--- Exercise directions ---
Repeat the material below exactly, with no pictures.

--- Collected material ---
——————————
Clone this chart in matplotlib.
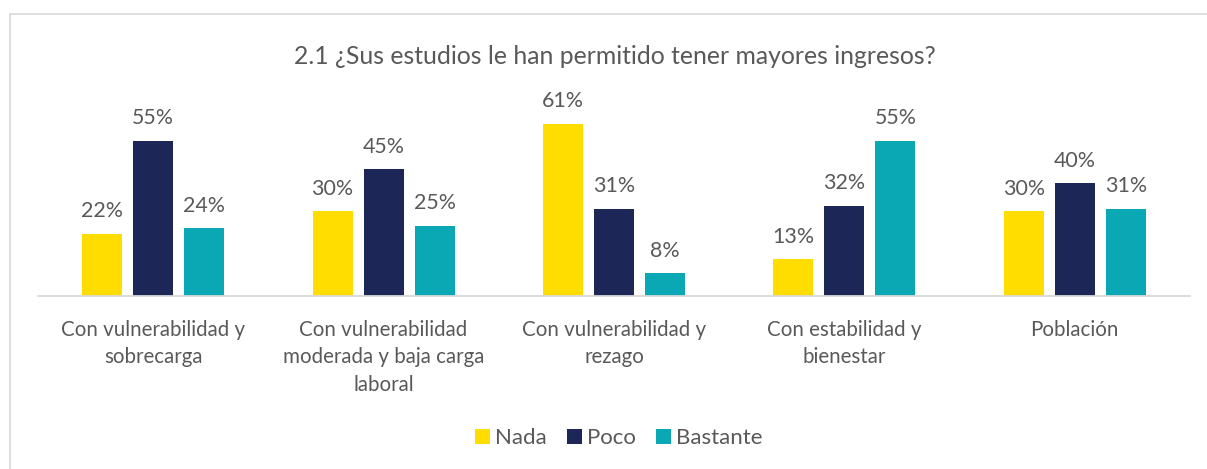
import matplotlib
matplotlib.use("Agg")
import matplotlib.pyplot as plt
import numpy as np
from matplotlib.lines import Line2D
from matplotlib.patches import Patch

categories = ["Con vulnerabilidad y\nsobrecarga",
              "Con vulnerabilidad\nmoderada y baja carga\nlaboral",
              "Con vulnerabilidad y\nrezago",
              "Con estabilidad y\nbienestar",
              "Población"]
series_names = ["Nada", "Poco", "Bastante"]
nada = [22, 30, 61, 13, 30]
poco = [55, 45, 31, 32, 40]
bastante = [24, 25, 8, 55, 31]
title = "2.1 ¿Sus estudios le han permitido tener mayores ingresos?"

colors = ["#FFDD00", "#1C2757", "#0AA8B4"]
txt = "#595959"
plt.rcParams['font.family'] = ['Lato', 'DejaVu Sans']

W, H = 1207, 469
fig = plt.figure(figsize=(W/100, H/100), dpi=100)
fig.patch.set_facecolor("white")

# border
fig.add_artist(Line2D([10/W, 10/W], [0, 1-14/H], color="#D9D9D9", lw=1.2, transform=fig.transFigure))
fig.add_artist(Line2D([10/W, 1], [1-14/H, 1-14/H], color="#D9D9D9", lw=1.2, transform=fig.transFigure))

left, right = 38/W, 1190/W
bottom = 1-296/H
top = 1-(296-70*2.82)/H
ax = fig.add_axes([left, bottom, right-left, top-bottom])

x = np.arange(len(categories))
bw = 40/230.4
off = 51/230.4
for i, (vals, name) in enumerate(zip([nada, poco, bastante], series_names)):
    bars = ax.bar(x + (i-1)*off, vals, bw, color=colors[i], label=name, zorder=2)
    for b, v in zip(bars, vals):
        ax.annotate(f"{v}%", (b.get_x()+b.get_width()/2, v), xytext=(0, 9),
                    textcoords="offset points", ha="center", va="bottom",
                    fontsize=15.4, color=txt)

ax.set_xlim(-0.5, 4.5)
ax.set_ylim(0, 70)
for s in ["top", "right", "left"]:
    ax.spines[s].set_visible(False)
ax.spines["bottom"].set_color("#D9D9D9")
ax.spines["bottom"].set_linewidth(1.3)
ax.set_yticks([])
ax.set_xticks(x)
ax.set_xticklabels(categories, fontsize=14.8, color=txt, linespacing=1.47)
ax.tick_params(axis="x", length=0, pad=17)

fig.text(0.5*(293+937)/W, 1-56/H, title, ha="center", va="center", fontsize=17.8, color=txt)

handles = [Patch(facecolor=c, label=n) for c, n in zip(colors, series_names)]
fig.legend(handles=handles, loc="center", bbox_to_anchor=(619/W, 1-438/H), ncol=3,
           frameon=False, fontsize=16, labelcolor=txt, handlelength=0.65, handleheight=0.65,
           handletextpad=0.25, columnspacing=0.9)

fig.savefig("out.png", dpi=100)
——————————
--- The output ---
Clone this chart in matplotlib.
import matplotlib
matplotlib.use("Agg")
import matplotlib.pyplot as plt
import numpy as np
from matplotlib.lines import Line2D
from matplotlib.patches import Patch

categories = ["Con vulnerabilidad y\nsobrecarga",
              "Con vulnerabilidad\nmoderada y baja carga\nlaboral",
              "Con vulnerabilidad y\nrezago",
              "Con estabilidad y\nbienestar",
              "Población"]
series_names = ["Nada", "Poco", "Bastante"]
nada = [22, 30, 61, 13, 30]
poco = [55, 45, 31, 32, 40]
bastante = [24, 25, 8, 55, 31]
title = "2.1 ¿Sus estudios le han permitido tener mayores ingresos?"

colors = ["#FFDD00", "#1C2757", "#0AA8B4"]
txt = "#595959"
plt.rcParams['font.family'] = ['Lato', 'DejaVu Sans']

W, H = 1207, 469
fig = plt.figure(figsize=(W/100, H/100), dpi=100)
fig.patch.set_facecolor("white")

# border
fig.add_artist(Line2D([10/W, 10/W], [0, 1-14/H], color="#D9D9D9", lw=1.2, transform=fig.transFigure))
fig.add_artist(Line2D([10/W, 1], [1-14/H, 1-14/H], color="#D9D9D9", lw=1.2, transform=fig.transFigure))

left, right = 38/W, 1190/W
bottom = 1-296/H
top = 1-(296-70*2.82)/H
ax = fig.add_axes([left, bottom, right-left, top-bottom])

x = np.arange(len(categories))
bw = 40/230.4
off = 51/230.4
for i, (vals, name) in enumerate(zip([nada, poco, bastante], series_names)):
    bars = ax.bar(x + (i-1)*off, vals, bw, color=colors[i], label=name, zorder=2)
    for b, v in zip(bars, vals):
        ax.annotate(f"{v}%", (b.get_x()+b.get_width()/2, v), xytext=(0, 9),
                    textcoords="offset points", ha="center", va="bottom",
                    fontsize=15.4, color=txt)

ax.set_xlim(-0.5, 4.5)
ax.set_ylim(0, 70)
for s in ["top", "right", "left"]:
    ax.spines[s].set_visible(False)
ax.spines["bottom"].set_color("#D9D9D9")
ax.spines["bottom"].set_linewidth(1.3)
ax.set_yticks([])
ax.set_xticks(x)
ax.set_xticklabels(categories, fontsize=14.8, color=txt, linespacing=1.47)
ax.tick_params(axis="x", length=0, pad=17)

fig.text(0.5*(293+937)/W, 1-56/H, title, ha="center", va="center", fontsize=17.8, color=txt)

handles = [Patch(facecolor=c, label=n) for c, n in zip(colors, series_names)]
fig.legend(handles=handles, loc="center", bbox_to_anchor=(619/W, 1-438/H), ncol=3,
           frameon=False, fontsize=16, labelcolor=txt, handlelength=0.65, handleheight=0.65,
           handletextpad=0.25, columnspacing=0.9)

fig.savefig("out.png", dpi=100)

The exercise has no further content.